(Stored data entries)

□ □ □

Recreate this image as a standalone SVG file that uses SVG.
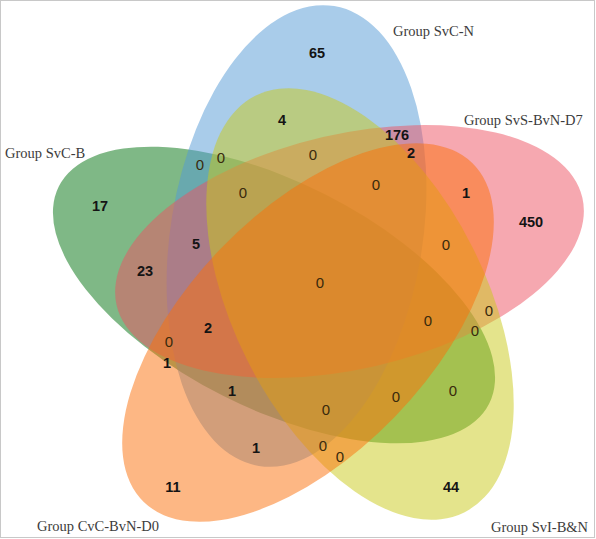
<svg xmlns="http://www.w3.org/2000/svg" width="596" height="539" viewBox="0 0 596 539">
<style>
.set{opacity:0.5}
.lbl{font-family:"Liberation Serif",serif;font-size:14.5px;fill:#3c3c3c}
.n{font-family:"Liberation Sans",Arial,sans-serif;font-size:14.5px;font-weight:bold;fill:#141414;text-anchor:middle}
.z{font-family:"Liberation Sans",Arial,sans-serif;font-size:15px;fill:#3a2a0c;text-anchor:middle}
</style>
<rect x="0.5" y="0.5" width="594" height="537" fill="#ffffff" stroke="#c8c8c8" stroke-width="1"/>
<g id="sets">
<g id="set-SvC-B"><ellipse class="set" cx="274" cy="295" rx="113" ry="241" transform="rotate(-63.2 274 295)" fill="#00710d"/></g>
<g id="set-SvC-N"><ellipse class="set" cx="296.5" cy="236" rx="126" ry="233" transform="rotate(9.3 296.5 236)" fill="#5399d5"/></g>
<g id="set-SvS-BvN-D7"><ellipse class="set" cx="349.5" cy="251.5" rx="117.5" ry="239" transform="rotate(77 349.5 251.5)" fill="#ed5161"/></g>
<g id="set-SvI-BN"><ellipse class="set" cx="360" cy="304" rx="126" ry="233" transform="rotate(-26.7 360 304)" fill="#c9c919"/></g>
<g id="set-CvC-BvN-D0"><ellipse class="set" cx="308" cy="332.5" rx="121" ry="236" transform="rotate(44.1 308 332.5)" fill="#fb6f09"/></g>
</g>
<g id="connectors"></g>
<g id="labels">
<text class="lbl" x="393" y="36">Group SvC-N</text>
<text class="lbl" x="464" y="125">Group SvS-BvN-D7</text>
<text class="lbl" x="5" y="158">Group SvC-B</text>
<text class="lbl" x="37" y="531">Group CvC-BvN-D0</text>
<text class="lbl" x="491" y="532">Group SvI-B&amp;N</text>
</g>
<g id="counts">
<text class="n" x="317" y="58">65</text>
<text class="n" x="282" y="125">4</text>
<text class="n" x="397" y="140">176</text>
<text class="n" x="411" y="158">2</text>
<text class="n" x="466" y="198">1</text>
<text class="n" x="531" y="227">450</text>
<text class="z" x="446" y="250">0</text>
<text class="z" x="313" y="160">0</text>
<text class="z" x="376" y="190">0</text>
<text class="z" x="200" y="170">0</text>
<text class="z" x="221" y="163">0</text>
<text class="z" x="243" y="198">0</text>
<text class="n" x="100" y="211">17</text>
<text class="n" x="196" y="249">5</text>
<text class="n" x="145" y="276">23</text>
<text class="z" x="320" y="288">0</text>
<text class="n" x="208" y="333">2</text>
<text class="z" x="169" y="347">0</text>
<text class="n" x="167" y="368">1</text>
<text class="n" x="232" y="396">1</text>
<text class="n" x="256" y="453">1</text>
<text class="n" x="173" y="492">11</text>
<text class="z" x="428" y="326">0</text>
<text class="z" x="475" y="336">0</text>
<text class="z" x="489" y="316">0</text>
<text class="z" x="453" y="396">0</text>
<text class="z" x="396" y="402">0</text>
<text class="z" x="326" y="415">0</text>
<text class="z" x="323" y="451">0</text>
<text class="z" x="340" y="462">0</text>
<text class="n" x="451" y="492">44</text>
</g>
</svg>
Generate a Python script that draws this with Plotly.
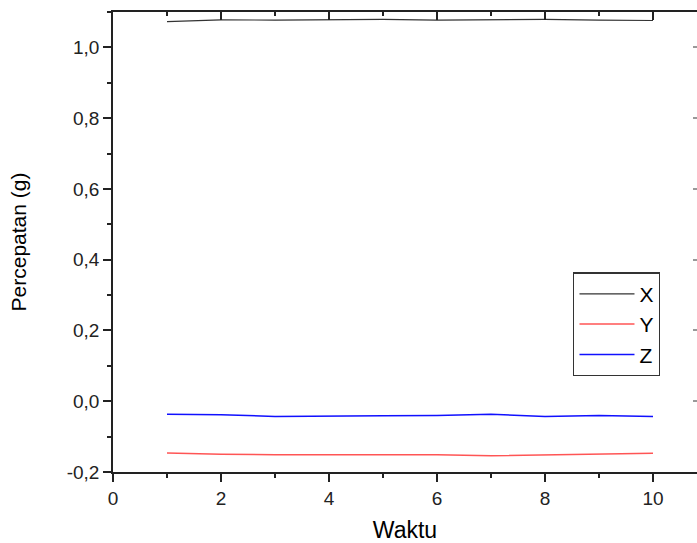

□ □ □

■ **TO BE DONE**:
Your copy of the data should match it exactly, except that pictures are left out.

■ **IN RESPONSE**:
Recreate this image as a standalone SVG file that uses SVG.
<svg xmlns="http://www.w3.org/2000/svg" width="596" height="539" viewBox="0 0 596 539">
<style>
.set{opacity:0.5}
.lbl{font-family:"Liberation Serif",serif;font-size:14.5px;fill:#3c3c3c}
.n{font-family:"Liberation Sans",Arial,sans-serif;font-size:14.5px;font-weight:bold;fill:#141414;text-anchor:middle}
.z{font-family:"Liberation Sans",Arial,sans-serif;font-size:15px;fill:#3a2a0c;text-anchor:middle}
</style>
<rect x="0.5" y="0.5" width="594" height="537" fill="#ffffff" stroke="#c8c8c8" stroke-width="1"/>
<g id="sets">
<g id="set-SvC-B"><ellipse class="set" cx="274" cy="295" rx="113" ry="241" transform="rotate(-63.2 274 295)" fill="#00710d"/></g>
<g id="set-SvC-N"><ellipse class="set" cx="296.5" cy="236" rx="126" ry="233" transform="rotate(9.3 296.5 236)" fill="#5399d5"/></g>
<g id="set-SvS-BvN-D7"><ellipse class="set" cx="349.5" cy="251.5" rx="117.5" ry="239" transform="rotate(77 349.5 251.5)" fill="#ed5161"/></g>
<g id="set-SvI-BN"><ellipse class="set" cx="360" cy="304" rx="126" ry="233" transform="rotate(-26.7 360 304)" fill="#c9c919"/></g>
<g id="set-CvC-BvN-D0"><ellipse class="set" cx="308" cy="332.5" rx="121" ry="236" transform="rotate(44.1 308 332.5)" fill="#fb6f09"/></g>
</g>
<g id="connectors"></g>
<g id="labels">
<text class="lbl" x="393" y="36">Group SvC-N</text>
<text class="lbl" x="464" y="125">Group SvS-BvN-D7</text>
<text class="lbl" x="5" y="158">Group SvC-B</text>
<text class="lbl" x="37" y="531">Group CvC-BvN-D0</text>
<text class="lbl" x="491" y="532">Group SvI-B&amp;N</text>
</g>
<g id="counts">
<text class="n" x="317" y="58">65</text>
<text class="n" x="282" y="125">4</text>
<text class="n" x="397" y="140">176</text>
<text class="n" x="411" y="158">2</text>
<text class="n" x="466" y="198">1</text>
<text class="n" x="531" y="227">450</text>
<text class="z" x="446" y="250">0</text>
<text class="z" x="313" y="160">0</text>
<text class="z" x="376" y="190">0</text>
<text class="z" x="200" y="170">0</text>
<text class="z" x="221" y="163">0</text>
<text class="z" x="243" y="198">0</text>
<text class="n" x="100" y="211">17</text>
<text class="n" x="196" y="249">5</text>
<text class="n" x="145" y="276">23</text>
<text class="z" x="320" y="288">0</text>
<text class="n" x="208" y="333">2</text>
<text class="z" x="169" y="347">0</text>
<text class="n" x="167" y="368">1</text>
<text class="n" x="232" y="396">1</text>
<text class="n" x="256" y="453">1</text>
<text class="n" x="173" y="492">11</text>
<text class="z" x="428" y="326">0</text>
<text class="z" x="475" y="336">0</text>
<text class="z" x="489" y="316">0</text>
<text class="z" x="453" y="396">0</text>
<text class="z" x="396" y="402">0</text>
<text class="z" x="326" y="415">0</text>
<text class="z" x="323" y="451">0</text>
<text class="z" x="340" y="462">0</text>
<text class="n" x="451" y="492">44</text>
</g>
</svg>
Generate a Python script that draws this with Plotly.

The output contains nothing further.